Stablecoin risk framework

Stablecoin risk framework report key takeaways:


1️⃣ Stablecoins are NOT rated like banks


They are rated like collateralized vehicles

- Focus on reserve pool strength

- Not issuer balance sheet (unless no segregation)


Similar to MMF and structured products


2️⃣ The “weakest link” dominates outcomes


Even if the portfolio is strong, a small exposure to weak assets can cap the rating

- Portfolio ≠ average risk

- It behaves like structured credit (first-loss sensitivity)
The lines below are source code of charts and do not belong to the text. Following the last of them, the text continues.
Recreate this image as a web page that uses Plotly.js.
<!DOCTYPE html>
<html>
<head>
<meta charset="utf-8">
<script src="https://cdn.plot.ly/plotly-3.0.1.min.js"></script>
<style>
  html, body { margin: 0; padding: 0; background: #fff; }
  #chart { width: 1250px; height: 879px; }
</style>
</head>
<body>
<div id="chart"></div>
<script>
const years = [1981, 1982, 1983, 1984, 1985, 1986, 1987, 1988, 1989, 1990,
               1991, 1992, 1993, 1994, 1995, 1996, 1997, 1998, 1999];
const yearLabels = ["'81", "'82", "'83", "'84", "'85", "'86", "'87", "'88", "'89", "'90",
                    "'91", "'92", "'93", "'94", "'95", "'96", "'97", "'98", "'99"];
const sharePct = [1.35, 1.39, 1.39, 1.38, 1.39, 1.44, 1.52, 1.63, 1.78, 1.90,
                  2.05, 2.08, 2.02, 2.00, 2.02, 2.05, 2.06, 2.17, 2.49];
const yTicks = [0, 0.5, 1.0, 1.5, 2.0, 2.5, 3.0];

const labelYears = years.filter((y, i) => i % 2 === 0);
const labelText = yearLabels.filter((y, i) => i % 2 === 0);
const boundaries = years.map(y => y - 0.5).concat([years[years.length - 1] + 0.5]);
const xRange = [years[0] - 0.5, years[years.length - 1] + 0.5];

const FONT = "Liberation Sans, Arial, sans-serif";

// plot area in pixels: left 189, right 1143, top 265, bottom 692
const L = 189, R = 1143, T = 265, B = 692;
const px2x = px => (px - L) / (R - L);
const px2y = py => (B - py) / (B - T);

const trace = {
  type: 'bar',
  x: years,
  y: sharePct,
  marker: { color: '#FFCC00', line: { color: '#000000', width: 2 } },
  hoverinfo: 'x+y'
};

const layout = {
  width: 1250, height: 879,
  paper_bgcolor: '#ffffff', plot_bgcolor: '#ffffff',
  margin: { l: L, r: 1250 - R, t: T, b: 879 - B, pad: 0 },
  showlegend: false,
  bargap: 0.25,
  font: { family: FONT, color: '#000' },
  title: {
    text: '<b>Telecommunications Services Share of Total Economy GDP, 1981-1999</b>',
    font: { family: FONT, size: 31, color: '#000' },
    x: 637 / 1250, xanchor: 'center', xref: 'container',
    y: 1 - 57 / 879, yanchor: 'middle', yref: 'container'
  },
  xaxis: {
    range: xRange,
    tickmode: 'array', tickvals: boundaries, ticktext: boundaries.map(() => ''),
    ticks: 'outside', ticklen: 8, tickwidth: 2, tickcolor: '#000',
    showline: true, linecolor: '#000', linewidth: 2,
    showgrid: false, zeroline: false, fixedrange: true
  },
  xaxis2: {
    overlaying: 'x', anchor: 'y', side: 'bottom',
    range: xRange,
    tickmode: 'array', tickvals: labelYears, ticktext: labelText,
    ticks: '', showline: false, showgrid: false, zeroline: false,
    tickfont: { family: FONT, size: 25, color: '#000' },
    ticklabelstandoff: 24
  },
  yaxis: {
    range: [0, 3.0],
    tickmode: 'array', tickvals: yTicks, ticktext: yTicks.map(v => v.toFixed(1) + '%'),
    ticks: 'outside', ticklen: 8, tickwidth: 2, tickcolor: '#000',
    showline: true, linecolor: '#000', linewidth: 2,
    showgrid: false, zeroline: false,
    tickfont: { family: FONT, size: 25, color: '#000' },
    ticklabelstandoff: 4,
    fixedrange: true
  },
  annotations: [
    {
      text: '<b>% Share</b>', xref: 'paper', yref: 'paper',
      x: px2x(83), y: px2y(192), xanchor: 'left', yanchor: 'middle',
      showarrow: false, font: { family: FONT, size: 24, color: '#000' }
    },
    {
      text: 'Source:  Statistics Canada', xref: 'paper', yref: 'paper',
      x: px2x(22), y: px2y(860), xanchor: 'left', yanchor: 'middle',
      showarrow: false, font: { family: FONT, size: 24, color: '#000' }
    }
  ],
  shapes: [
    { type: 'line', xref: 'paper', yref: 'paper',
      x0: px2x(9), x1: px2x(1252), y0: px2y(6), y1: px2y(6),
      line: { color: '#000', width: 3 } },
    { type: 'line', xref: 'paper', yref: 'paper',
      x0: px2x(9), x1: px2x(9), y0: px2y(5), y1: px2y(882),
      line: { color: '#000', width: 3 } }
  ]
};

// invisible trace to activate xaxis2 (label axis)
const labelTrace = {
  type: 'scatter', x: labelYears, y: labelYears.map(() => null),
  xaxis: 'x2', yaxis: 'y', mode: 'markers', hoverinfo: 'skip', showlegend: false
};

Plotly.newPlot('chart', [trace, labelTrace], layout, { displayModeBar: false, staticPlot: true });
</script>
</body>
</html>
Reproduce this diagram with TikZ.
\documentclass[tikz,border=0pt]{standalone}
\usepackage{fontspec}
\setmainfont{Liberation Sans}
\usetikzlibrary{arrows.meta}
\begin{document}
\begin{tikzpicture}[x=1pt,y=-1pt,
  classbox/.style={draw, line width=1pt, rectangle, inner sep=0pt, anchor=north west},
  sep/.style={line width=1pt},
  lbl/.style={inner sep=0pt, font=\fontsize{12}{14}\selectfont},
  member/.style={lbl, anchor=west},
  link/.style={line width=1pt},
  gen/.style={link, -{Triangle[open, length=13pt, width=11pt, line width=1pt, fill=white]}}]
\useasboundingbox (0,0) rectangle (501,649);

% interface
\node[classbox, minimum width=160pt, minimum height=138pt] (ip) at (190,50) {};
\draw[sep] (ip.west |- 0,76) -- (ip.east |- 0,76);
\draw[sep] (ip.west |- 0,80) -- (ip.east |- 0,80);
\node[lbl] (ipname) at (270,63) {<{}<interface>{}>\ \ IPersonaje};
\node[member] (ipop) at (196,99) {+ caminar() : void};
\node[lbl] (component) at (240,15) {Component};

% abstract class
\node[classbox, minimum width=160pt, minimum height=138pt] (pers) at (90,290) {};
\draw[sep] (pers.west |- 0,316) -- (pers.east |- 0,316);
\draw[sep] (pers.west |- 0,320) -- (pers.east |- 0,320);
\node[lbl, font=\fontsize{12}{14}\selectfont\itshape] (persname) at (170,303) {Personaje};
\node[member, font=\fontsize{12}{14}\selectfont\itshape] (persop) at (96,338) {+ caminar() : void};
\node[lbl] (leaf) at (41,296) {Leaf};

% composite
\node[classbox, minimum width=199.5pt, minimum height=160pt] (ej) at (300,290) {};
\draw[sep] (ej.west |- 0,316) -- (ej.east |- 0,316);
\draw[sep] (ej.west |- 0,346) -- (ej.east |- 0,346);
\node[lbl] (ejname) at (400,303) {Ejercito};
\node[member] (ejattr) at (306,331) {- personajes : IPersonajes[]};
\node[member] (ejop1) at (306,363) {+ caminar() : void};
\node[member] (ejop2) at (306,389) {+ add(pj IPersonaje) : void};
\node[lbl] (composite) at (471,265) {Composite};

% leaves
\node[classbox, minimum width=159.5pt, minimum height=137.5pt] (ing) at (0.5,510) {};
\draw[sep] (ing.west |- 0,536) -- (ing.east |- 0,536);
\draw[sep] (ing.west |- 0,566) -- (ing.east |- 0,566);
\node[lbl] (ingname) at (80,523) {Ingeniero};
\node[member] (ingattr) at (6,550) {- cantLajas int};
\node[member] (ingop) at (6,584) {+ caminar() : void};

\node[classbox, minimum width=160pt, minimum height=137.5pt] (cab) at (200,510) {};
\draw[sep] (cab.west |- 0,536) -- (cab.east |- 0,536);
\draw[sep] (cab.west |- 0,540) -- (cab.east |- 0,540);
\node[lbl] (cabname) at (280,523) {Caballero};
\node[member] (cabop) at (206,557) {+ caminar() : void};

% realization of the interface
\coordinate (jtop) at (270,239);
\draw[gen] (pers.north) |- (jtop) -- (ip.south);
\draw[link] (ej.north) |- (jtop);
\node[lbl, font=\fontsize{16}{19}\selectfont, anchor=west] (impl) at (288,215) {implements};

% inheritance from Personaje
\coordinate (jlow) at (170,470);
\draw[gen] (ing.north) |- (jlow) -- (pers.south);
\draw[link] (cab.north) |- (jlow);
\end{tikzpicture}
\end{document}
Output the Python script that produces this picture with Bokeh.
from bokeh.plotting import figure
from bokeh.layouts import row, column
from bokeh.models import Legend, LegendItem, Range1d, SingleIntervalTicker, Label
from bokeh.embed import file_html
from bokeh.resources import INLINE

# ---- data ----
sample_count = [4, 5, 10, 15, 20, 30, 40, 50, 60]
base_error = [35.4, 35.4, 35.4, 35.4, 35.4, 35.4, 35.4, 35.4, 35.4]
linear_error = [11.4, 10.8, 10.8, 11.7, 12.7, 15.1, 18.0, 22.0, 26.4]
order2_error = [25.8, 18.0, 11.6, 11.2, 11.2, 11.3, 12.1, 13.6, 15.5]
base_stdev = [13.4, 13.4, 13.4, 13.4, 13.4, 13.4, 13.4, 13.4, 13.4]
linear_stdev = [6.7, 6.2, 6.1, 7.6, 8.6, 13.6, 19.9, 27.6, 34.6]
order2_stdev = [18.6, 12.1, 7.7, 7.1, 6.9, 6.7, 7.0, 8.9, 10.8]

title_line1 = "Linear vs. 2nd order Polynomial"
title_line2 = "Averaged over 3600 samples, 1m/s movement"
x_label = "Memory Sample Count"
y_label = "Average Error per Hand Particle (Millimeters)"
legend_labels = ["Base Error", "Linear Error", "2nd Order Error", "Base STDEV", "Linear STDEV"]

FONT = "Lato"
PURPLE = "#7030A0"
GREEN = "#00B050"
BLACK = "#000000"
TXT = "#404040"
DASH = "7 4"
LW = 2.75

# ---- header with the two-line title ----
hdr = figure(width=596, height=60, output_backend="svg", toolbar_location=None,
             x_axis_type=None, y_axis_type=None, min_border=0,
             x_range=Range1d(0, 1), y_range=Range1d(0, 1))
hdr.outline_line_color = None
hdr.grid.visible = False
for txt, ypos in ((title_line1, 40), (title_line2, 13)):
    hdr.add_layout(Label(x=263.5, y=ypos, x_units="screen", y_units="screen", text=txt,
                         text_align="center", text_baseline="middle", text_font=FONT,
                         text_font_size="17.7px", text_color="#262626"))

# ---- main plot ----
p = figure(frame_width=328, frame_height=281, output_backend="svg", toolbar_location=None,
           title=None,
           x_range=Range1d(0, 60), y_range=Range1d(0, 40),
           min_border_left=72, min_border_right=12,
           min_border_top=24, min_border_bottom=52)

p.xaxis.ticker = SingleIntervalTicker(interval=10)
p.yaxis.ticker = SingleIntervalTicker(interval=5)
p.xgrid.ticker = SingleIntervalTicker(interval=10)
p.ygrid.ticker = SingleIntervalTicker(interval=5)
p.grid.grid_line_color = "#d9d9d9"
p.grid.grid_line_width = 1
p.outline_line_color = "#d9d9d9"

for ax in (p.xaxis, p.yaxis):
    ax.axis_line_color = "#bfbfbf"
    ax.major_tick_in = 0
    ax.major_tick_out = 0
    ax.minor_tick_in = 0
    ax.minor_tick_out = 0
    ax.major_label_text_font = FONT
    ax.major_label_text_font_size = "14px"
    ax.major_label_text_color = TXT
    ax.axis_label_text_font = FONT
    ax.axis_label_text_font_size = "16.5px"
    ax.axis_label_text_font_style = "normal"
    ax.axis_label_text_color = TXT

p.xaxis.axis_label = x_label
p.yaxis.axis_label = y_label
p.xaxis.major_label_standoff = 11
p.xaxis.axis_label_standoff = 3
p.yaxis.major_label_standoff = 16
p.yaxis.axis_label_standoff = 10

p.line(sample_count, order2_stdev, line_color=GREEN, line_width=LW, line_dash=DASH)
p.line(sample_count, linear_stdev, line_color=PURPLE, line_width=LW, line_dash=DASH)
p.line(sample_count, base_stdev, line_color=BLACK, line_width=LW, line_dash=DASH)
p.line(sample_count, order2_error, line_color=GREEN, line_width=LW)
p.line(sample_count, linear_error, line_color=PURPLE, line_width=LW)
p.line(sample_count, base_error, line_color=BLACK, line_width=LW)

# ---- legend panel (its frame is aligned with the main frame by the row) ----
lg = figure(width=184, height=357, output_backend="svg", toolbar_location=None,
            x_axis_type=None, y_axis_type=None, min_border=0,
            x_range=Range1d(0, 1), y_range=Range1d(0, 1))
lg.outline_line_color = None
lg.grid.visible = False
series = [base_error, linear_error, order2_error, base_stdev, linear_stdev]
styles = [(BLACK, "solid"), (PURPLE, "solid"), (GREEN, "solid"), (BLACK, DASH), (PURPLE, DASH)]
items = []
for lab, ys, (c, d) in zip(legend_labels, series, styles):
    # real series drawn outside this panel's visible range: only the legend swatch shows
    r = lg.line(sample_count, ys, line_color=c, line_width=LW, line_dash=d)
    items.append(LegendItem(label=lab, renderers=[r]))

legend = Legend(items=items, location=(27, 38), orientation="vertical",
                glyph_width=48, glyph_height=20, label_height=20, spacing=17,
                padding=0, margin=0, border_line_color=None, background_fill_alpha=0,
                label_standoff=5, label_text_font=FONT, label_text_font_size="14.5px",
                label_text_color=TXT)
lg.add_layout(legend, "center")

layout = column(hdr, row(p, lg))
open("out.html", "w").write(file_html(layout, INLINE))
3️⃣ Market liquidity is as important as credit quality


Even “safe” assets can fail under redemption pressure:

- Forced liquidation → losses

- Longer duration → higher haircuts

- Illiquid assets → rating drag


Stablecoins fail from liquidity mismatch, not just defaults. Therefore:

- Liquidation triggers are critical

- Advance rates reflect mark-to-market risks


4️⃣ Operational risk and technology risk are rating constraints


Key ops dependencies: custodians, banks, collateral managers and redemption processes.

Weak ops → rating capped (often ≤ A2 / P-1 threshold)


Smart contract bugs, blockchain failures, and network congestions are infra risk directly affecting redemption ability.


Food for thoughts: does this stablecoin risk framework mean we should talk about stablecoins more like structured products or cash instruments?